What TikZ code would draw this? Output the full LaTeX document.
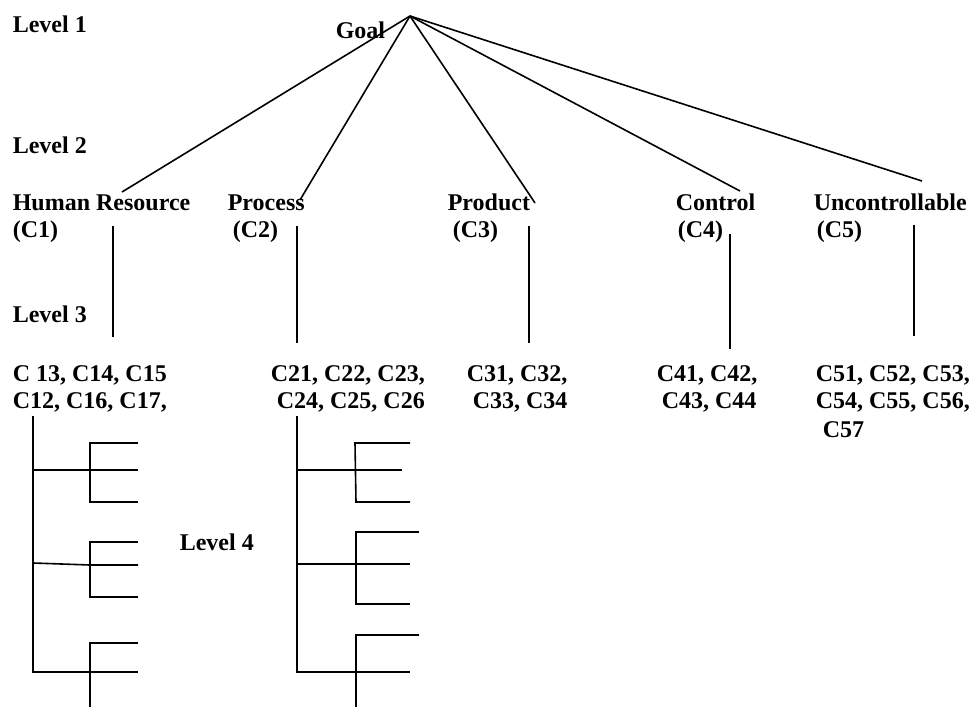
\documentclass[tikz,border=0pt]{standalone}
\usepackage{fontspec}
\setmainfont{Liberation Serif}

\begin{document}
\begin{tikzpicture}[x=0.5pt, y=-0.5pt, line width=0.8pt,
  lbl/.style={font=\fontsize{12}{14}\selectfont\bfseries, inner sep=0pt, anchor=base west}]
\useasboundingbox (0,0) rectangle (971,707);

% Line positions of the labels
\def\catA{210}
\def\catB{237}
\def\subA{381}
\def\subB{408}

% Levels
\node[lbl] (level-1) at (12,32)  {Level 1};
\node[lbl] (level-2) at (12,153) {Level 2};
\node[lbl] (level-3) at (12,322) {Level 3};
\node[lbl] (level-4) at (179,550) {Level 4};

% Goal
\node[lbl] (goal) at (335,38) {Goal};
\coordinate (apex) at (410,16);

% Criteria
\node[lbl] (c1-name) at (12,\catA)  {Human Resource};
\node[lbl] (c1-code) at (12,\catB)  {(C1)};
\node[lbl] (c2-name) at (227,\catA) {Process};
\node[lbl] (c2-code) at (232,\catB) {(C2)};
\node[lbl] (c3-name) at (447,\catA) {Product};
\node[lbl] (c3-code) at (452,\catB) {(C3)};
\node[lbl] (c4-name) at (675,\catA) {Control};
\node[lbl] (c4-code) at (677,\catB) {(C4)};
\node[lbl] (c5-name) at (813,\catA) {Uncontrollable};
\node[lbl] (c5-code) at (816,\catB) {(C5)};

% Sub-criteria
\node[lbl] (s1-a) at (12,\subA)  {C 13, C14, C15};
\node[lbl] (s1-b) at (12,\subB)  {C12, C16, C17,};
\node[lbl] (s2-a) at (270,\subA) {C21, C22, C23,};
\node[lbl] (s2-b) at (276,\subB) {C24, C25, C26};
\node[lbl] (s3-a) at (466,\subA) {C31, C32,};
\node[lbl] (s3-b) at (472,\subB) {C33, C34};
\node[lbl] (s4-a) at (656,\subA) {C41, C42,};
\node[lbl] (s4-b) at (661,\subB) {C43, C44};
\node[lbl] (s5-a) at (815,\subA) {C51, C52, C53,};
\node[lbl] (s5-b) at (815,\subB) {C54, C55, C56,};
\node[lbl] (s5-c) at (822,437)   {C57};

% Goal to criteria
\coordinate (c1-top) at (122,192);
\coordinate (c2-top) at (300,200);
\coordinate (c3-top) at (535,203);
\coordinate (c4-top) at (740,191);
\coordinate (c5-top) at (922,181);
\draw (apex) -- (c1-top);
\draw (apex) -- (c2-top);
\draw (apex) -- (c3-top);
\draw (apex) -- (c4-top);
\draw (apex) -- (c5-top);

% Criteria to sub-criteria
\coordinate (c1-low) at (113,226); \coordinate (s1-up) at (113,337);
\coordinate (c2-low) at (297,226); \coordinate (s2-up) at (297,343);
\coordinate (c3-low) at (529,226); \coordinate (s3-up) at (529,343);
\coordinate (c4-low) at (730,234); \coordinate (s4-up) at (730,349);
\coordinate (c5-low) at (914,225); \coordinate (s5-up) at (914,336);
\draw (c1-low) -- (s1-up);
\draw (c2-low) -- (s2-up);
\draw (c3-low) -- (s3-up);
\draw (c4-low) -- (s4-up);
\draw (c5-low) -- (s5-up);

% Level 4 tree under C1
\coordinate (t1-top) at (33,416);
\coordinate (t1-end) at (33,672);
\draw (t1-top) -- (t1-end) -- (138,672);
\draw (33,470) -- (138,470);
\draw (138,443) -- (90,443) -- (90,502) -- (138,502);
\draw (33,563) -- (90,565) -- (138,565);
\draw (138,542) -- (90,542) -- (90,597) -- (138,597);
\draw (138,643) -- (90,643) -- (90,707);

% Level 4 tree under C2
\coordinate (t2-top) at (297,416);
\coordinate (t2-end) at (297,672);
\draw (t2-top) -- (t2-end) -- (410,672);
\draw (297,470) -- (402,470);
\draw (410,443) -- (355,443) -- (356,502) -- (410,502);
\draw (297,564) -- (410,564);
\draw (419,532) -- (356,532) -- (356,604) -- (410,604);
\draw (419,635) -- (356,635) -- (356,707);

\end{tikzpicture}
\end{document}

========================

Omit the pictures and output all of the other material exactly.

What TikZ code would draw this? Output the full LaTeX document.
\documentclass[tikz,border=0pt]{standalone}
\usepackage{fontspec}
\setmainfont{Liberation Serif}

\begin{document}
\begin{tikzpicture}[x=0.5pt, y=-0.5pt, line width=0.8pt,
  lbl/.style={font=\fontsize{12}{14}\selectfont\bfseries, inner sep=0pt, anchor=base west}]
\useasboundingbox (0,0) rectangle (971,707);

% Line positions of the labels
\def\catA{210}
\def\catB{237}
\def\subA{381}
\def\subB{408}

% Levels
\node[lbl] (level-1) at (12,32)  {Level 1};
\node[lbl] (level-2) at (12,153) {Level 2};
\node[lbl] (level-3) at (12,322) {Level 3};
\node[lbl] (level-4) at (179,550) {Level 4};

% Goal
\node[lbl] (goal) at (335,38) {Goal};
\coordinate (apex) at (410,16);

% Criteria
\node[lbl] (c1-name) at (12,\catA)  {Human Resource};
\node[lbl] (c1-code) at (12,\catB)  {(C1)};
\node[lbl] (c2-name) at (227,\catA) {Process};
\node[lbl] (c2-code) at (232,\catB) {(C2)};
\node[lbl] (c3-name) at (447,\catA) {Product};
\node[lbl] (c3-code) at (452,\catB) {(C3)};
\node[lbl] (c4-name) at (675,\catA) {Control};
\node[lbl] (c4-code) at (677,\catB) {(C4)};
\node[lbl] (c5-name) at (813,\catA) {Uncontrollable};
\node[lbl] (c5-code) at (816,\catB) {(C5)};

% Sub-criteria
\node[lbl] (s1-a) at (12,\subA)  {C 13, C14, C15};
\node[lbl] (s1-b) at (12,\subB)  {C12, C16, C17,};
\node[lbl] (s2-a) at (270,\subA) {C21, C22, C23,};
\node[lbl] (s2-b) at (276,\subB) {C24, C25, C26};
\node[lbl] (s3-a) at (466,\subA) {C31, C32,};
\node[lbl] (s3-b) at (472,\subB) {C33, C34};
\node[lbl] (s4-a) at (656,\subA) {C41, C42,};
\node[lbl] (s4-b) at (661,\subB) {C43, C44};
\node[lbl] (s5-a) at (815,\subA) {C51, C52, C53,};
\node[lbl] (s5-b) at (815,\subB) {C54, C55, C56,};
\node[lbl] (s5-c) at (822,437)   {C57};

% Goal to criteria
\coordinate (c1-top) at (122,192);
\coordinate (c2-top) at (300,200);
\coordinate (c3-top) at (535,203);
\coordinate (c4-top) at (740,191);
\coordinate (c5-top) at (922,181);
\draw (apex) -- (c1-top);
\draw (apex) -- (c2-top);
\draw (apex) -- (c3-top);
\draw (apex) -- (c4-top);
\draw (apex) -- (c5-top);

% Criteria to sub-criteria
\coordinate (c1-low) at (113,226); \coordinate (s1-up) at (113,337);
\coordinate (c2-low) at (297,226); \coordinate (s2-up) at (297,343);
\coordinate (c3-low) at (529,226); \coordinate (s3-up) at (529,343);
\coordinate (c4-low) at (730,234); \coordinate (s4-up) at (730,349);
\coordinate (c5-low) at (914,225); \coordinate (s5-up) at (914,336);
\draw (c1-low) -- (s1-up);
\draw (c2-low) -- (s2-up);
\draw (c3-low) -- (s3-up);
\draw (c4-low) -- (s4-up);
\draw (c5-low) -- (s5-up);

% Level 4 tree under C1
\coordinate (t1-top) at (33,416);
\coordinate (t1-end) at (33,672);
\draw (t1-top) -- (t1-end) -- (138,672);
\draw (33,470) -- (138,470);
\draw (138,443) -- (90,443) -- (90,502) -- (138,502);
\draw (33,563) -- (90,565) -- (138,565);
\draw (138,542) -- (90,542) -- (90,597) -- (138,597);
\draw (138,643) -- (90,643) -- (90,707);

% Level 4 tree under C2
\coordinate (t2-top) at (297,416);
\coordinate (t2-end) at (297,672);
\draw (t2-top) -- (t2-end) -- (410,672);
\draw (297,470) -- (402,470);
\draw (410,443) -- (355,443) -- (356,502) -- (410,502);
\draw (297,564) -- (410,564);
\draw (419,532) -- (356,532) -- (356,604) -- (410,604);
\draw (419,635) -- (356,635) -- (356,707);

\end{tikzpicture}
\end{document}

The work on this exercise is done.